For this module 1 challenge, we were tasked with helping Louise analyze crowdfunding data. Louise is an up-and-coming playwright who started a crowdfunding campaign to fund her play called “Fever”. Since Louise is now close to her fundraising goal of over $10,000, she would like to know how different campaigns perform in relation to their launch dates and their funding goals. To help Louise, I downloaded the dataset workbook host file provided to us and created a local file that could be more readable and searchable with excel tools. In the end, I was able to examine the crowdfunding data to determine if there were specific factors that make a project’s campaign successful.
The purpose of this project was to organize, sort, and analyze crowdfunding data to provide Louise with a visual analysis of campaign outcomes based on their launch dates and campaign outcomes based on their funding goals. This way, Louise could launch a successful campaign by mirroring other successful campaigns in the same category.
First, let’s look at the data for campaign outcomes based on their launch dates. Figure 1 shows a pivot table with data from the kickstarter worksheet located in the local file that I had previously downloaded and renamed to KickStarter_Challenge. I then used filters to select the theater category and extract the months from the original launch dates. Furthermore, Figure 1 shows data for the theater category that was arranged by months and one of three labels: successful, failed, or canceled. For example, a filter for the theater campaign category for the month of January resulted in 56 successful, 33 failed, and 7 canceled ones.
Figure 1
A better visualization of the data can be found in Figure 2, which shows the relationship between outcomes and launch month. This deliverable was created using a simple line chart on excel. By using conditional formatting, I was also able to provide Louise with information at a glance. Based on the line graph, we can see on which specific months the campaigns were the most successful. In this case, it was early in the year in February and within the month of May.
Figure 2
As mentioned before, the months seen in both the pivot table (Figure 1) and the line graph (Figure 2) were extracted from the campaign dates found in the original source file. However, the campaign dates were not readable, so any Unix timestamps data was first confirmed and then converted using the timestamp converter. This was one of the difficulties that I encountered during this part of the analysis. The conversion of time from epoch dates to human-readable dates can be a bit confusing to use at the beginning. My approach was mainly trial and error int terms of tracking the allowed input for batch convert.
Moving on to the second part of the Analysis, we will look at the process for the analysis of outcome based on goals. Using the original source file, we created a new sheet titled outcomes based on goals. A range of goals was listed on the first column while the second, third, and fourth columns were filled in using the COUNTIFS () function on excel. The SUM () function was then used to obtain the results for column five. The percentages for the last three columns were also calculated.
Figure 3
Figure 4
Figure 4, shows the percent of campaigns that were successful, failed, or were canceled at a particular goal range. This line chart helps visualize the relationship between the goal amount ranges on the x-axis and the percentage of successful, failed, or canceled projects on the y-axis.
One of the difficulties I encountered when creating this graph was keeping track of the amounts.
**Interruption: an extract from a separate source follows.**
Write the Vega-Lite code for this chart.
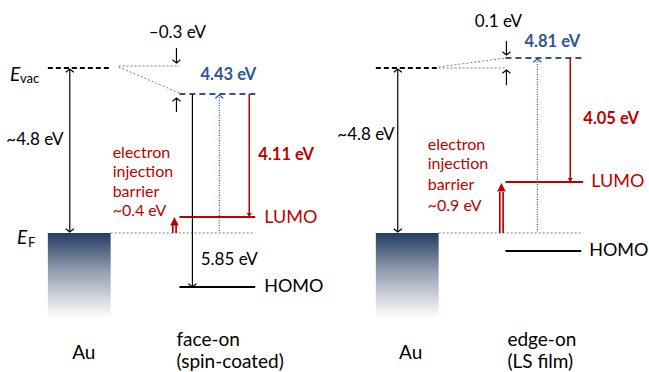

For example, a zero was sometimes left out during the calculation and this let to different values on the graph. To overcome this problem, I had to double check the data at various time points during the calculations.
There were a couple of challenges that had to be addressed after downloading the crowdfunding data. The data was provided as a tabular data that had to be filtered, formatted, or made readable. The unix timestamp converter was a bit hard for me to use since it was my first time using this type of converter. Excel was more manageable due to my exposure of the software in previous classes. Learning to create my repository in GitHub was also a bit tricky to do.
Based on the graph, Outcome Based on Launch Date, there are more successful campaigns than failed or canceled campaigns. This is a good indication for Louise. To mirror a successful campaign, she should focus on campaigns launched in the month of May. Louise should avoid launching her campaign in the winter. Based on the graph, Outcome Based on Goals, Louise has a little under 60% chance of reaching her budget goal of over $10,000.
Aside the results, this project had some limitations in the data. For example, the current data has information from different countries, but each subgroup is somewhat small. It would be helpful if data from a larger sample size could be provided. Also, the Outcomes Based on Launch Date graph could benefit from a unit on the y-axis. The graph shows 0 to 120, but that could be the number of individual people or millions of people. Since I used the data, I know the value, but it may not be so clear to Louise or someone else.
Another graph that can be created for this project is a bar chart to compare a successful vs failed campaign on a specific month.